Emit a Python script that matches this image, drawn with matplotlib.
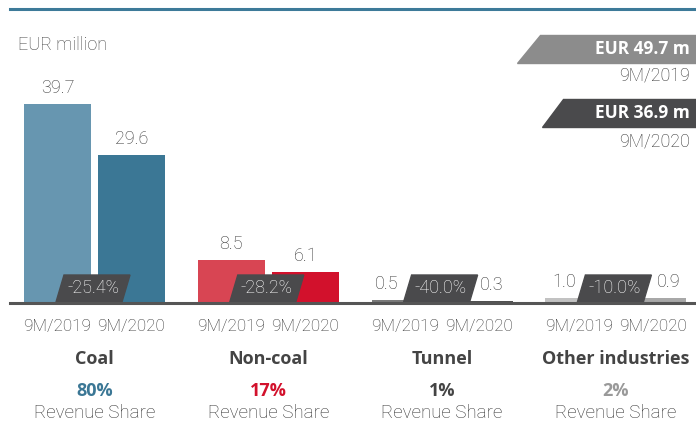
import matplotlib
matplotlib.use("Agg")
import matplotlib.pyplot as plt
from matplotlib.patches import Polygon

plt.rcParams['font.family'] = ['Roboto', 'DejaVu Sans']
plt.rcParams['font.weight'] = 'light'

# data
categories = ["Coal", "Non-coal", "Tunnel", "Other industries"]
periods = ["9M/2019", "9M/2020"]
rev_2019 = [39.7, 8.5, 0.5, 1.0]
rev_2020 = [29.6, 6.1, 0.3, 0.9]
changes = ["-25.4%", "-28.2%", "-40.0%", "-10.0%"]
shares = ["80%", "17%", "1%", "2%"]
totals = ["EUR 49.7 m", "EUR 36.9 m"]

# colours
c2019 = ["#6796b0", "#d84553", "#7a7a7a", "#c2c2c2"]
c2020 = ["#3b7795", "#d2112c", "#505050", "#a8a8a8"]
share_colors = ["#3b7795", "#d2112c", "#444444", "#999999"]
text_gray = "#333333"
badge_gray = "#4a4a4c"
bold_font = ['Open Sans', 'DejaVu Sans']

# small bars get their labels pushed sideways (px) to clear the badge
lab_dx_2019 = [0, 0, -18, -15]
lab_dx_2020 = [0, 0, 13, 16]

W, H = 696, 423
fig = plt.figure(figsize=(W / 100, H / 100), dpi=100)

def fx(x):
    return x / W

def fy(y):
    return 1 - y / H

# axes: baseline at y=303 px, ~5.01 px per EUR million
base_px = 303
ppu = 5.01
spacing = 173.8
c0 = 94.5
ax = fig.add_axes([0, fy(base_px), 1, base_px / H])
ax.set_xlim(-c0 / spacing, (W - c0) / spacing)
ax.set_ylim(0, base_px / ppu)
ax.axis("off")

bw = 67 / spacing
off = 37 / spacing
xs = list(range(len(categories)))
x1 = [x - off for x in xs]
x2 = [x + off for x in xs]
ax.bar(x1, rev_2019, width=bw, color=c2019, zorder=2)
ax.bar(x2, rev_2020, width=bw, color=c2020, zorder=2)

lab_font = dict(fontsize=13, color=text_gray, ha="center", va="center")
for i in xs:
    ax.text(x1[i] + lab_dx_2019[i] / spacing, rev_2019[i] + 16 / ppu,
            f"{rev_2019[i]:.1f}", **lab_font)
    ax.text(x2[i] + lab_dx_2020[i] / spacing, rev_2020[i] + 16 / ppu,
            f"{rev_2020[i]:.1f}", **lab_font)

# change badges (parallelograms)
bwid = 66 / spacing
slant = 8 / spacing
bh = 28 / ppu
for i in xs:
    cx = i - 1.5 / spacing
    pts = [(cx - bwid / 2 - slant / 2, 0.2), (cx + bwid / 2 - slant / 2, 0.2),
           (cx + bwid / 2 + slant / 2, bh), (cx - bwid / 2 + slant / 2, bh)]
    ax.add_patch(Polygon(pts, closed=True, color=badge_gray, zorder=3))
    ax.text(cx, bh / 2 + 0.1, changes[i], fontsize=13, color="white",
            ha="center", va="center", zorder=4)

# baseline and top rule
fig.add_artist(plt.Line2D([fx(10), 1], [fy(303), fy(303)], color="#555555", lw=2.2))
fig.add_artist(plt.Line2D([fx(10), 1], [fy(9), fy(9)], color="#3d7a99", lw=2.2))

fig.text(fx(18), fy(45), "EUR million", fontsize=13, color="#444444",
         ha="left", va="center")

# x tick labels and category info
for i in xs:
    for xx, p in zip([x1[i], x2[i]], periods):
        px = c0 + xx * spacing
        fig.text(fx(px), fy(326), p, fontsize=12.3, color=text_gray,
                 ha="center", va="center")
    gx = c0 + i * spacing
    fig.text(fx(gx), fy(359), categories[i], fontsize=13, color="#444444",
             ha="center", va="center", fontweight="bold", family=bold_font)
    fig.text(fx(gx), fy(391), shares[i], fontsize=13, color=share_colors[i],
             ha="center", va="center", fontweight="bold", family=bold_font)
    fig.text(fx(gx), fy(413), "Revenue Share", fontsize=13.5, color=text_gray,
             ha="center", va="center")

# totals in the top right
boxes = [(35, 63, 517, 540, "#8c8c8c", 75), (99, 127, 542, 563, badge_gray, 141)]
for (top, bot, bl, tl, col, sub_y), tot, per in zip(boxes, totals, periods):
    pts = [(fx(bl), fy(bot)), (fx(W), fy(bot)), (fx(W), fy(top)), (fx(tl), fy(top))]
    fig.add_artist(Polygon(pts, closed=True, color=col, transform=fig.transFigure))
    fig.text(fx(690), fy((top + bot) / 2), tot, fontsize=12.5, color="white",
             ha="right", va="center", fontweight="bold", family=bold_font)
    fig.text(fx(690), fy(sub_y), per, fontsize=12.8, color=text_gray,
             ha="right", va="center")

fig.savefig("out.png", dpi=100)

▸ **WHAT THIS TASK INVOLVES**
Restate, line by line and word for word, everything from the top of the material through the line that contains "return 1 - y / H". Leave pictures out.

▸ **THE ANSWER**
Emit a Python script that matches this image, drawn with matplotlib.
import matplotlib
matplotlib.use("Agg")
import matplotlib.pyplot as plt
from matplotlib.patches import Polygon

plt.rcParams['font.family'] = ['Roboto', 'DejaVu Sans']
plt.rcParams['font.weight'] = 'light'

# data
categories = ["Coal", "Non-coal", "Tunnel", "Other industries"]
periods = ["9M/2019", "9M/2020"]
rev_2019 = [39.7, 8.5, 0.5, 1.0]
rev_2020 = [29.6, 6.1, 0.3, 0.9]
changes = ["-25.4%", "-28.2%", "-40.0%", "-10.0%"]
shares = ["80%", "17%", "1%", "2%"]
totals = ["EUR 49.7 m", "EUR 36.9 m"]

# colours
c2019 = ["#6796b0", "#d84553", "#7a7a7a", "#c2c2c2"]
c2020 = ["#3b7795", "#d2112c", "#505050", "#a8a8a8"]
share_colors = ["#3b7795", "#d2112c", "#444444", "#999999"]
text_gray = "#333333"
badge_gray = "#4a4a4c"
bold_font = ['Open Sans', 'DejaVu Sans']

# small bars get their labels pushed sideways (px) to clear the badge
lab_dx_2019 = [0, 0, -18, -15]
lab_dx_2020 = [0, 0, 13, 16]

W, H = 696, 423
fig = plt.figure(figsize=(W / 100, H / 100), dpi=100)

def fx(x):
    return x / W

def fy(y):
    return 1 - y / H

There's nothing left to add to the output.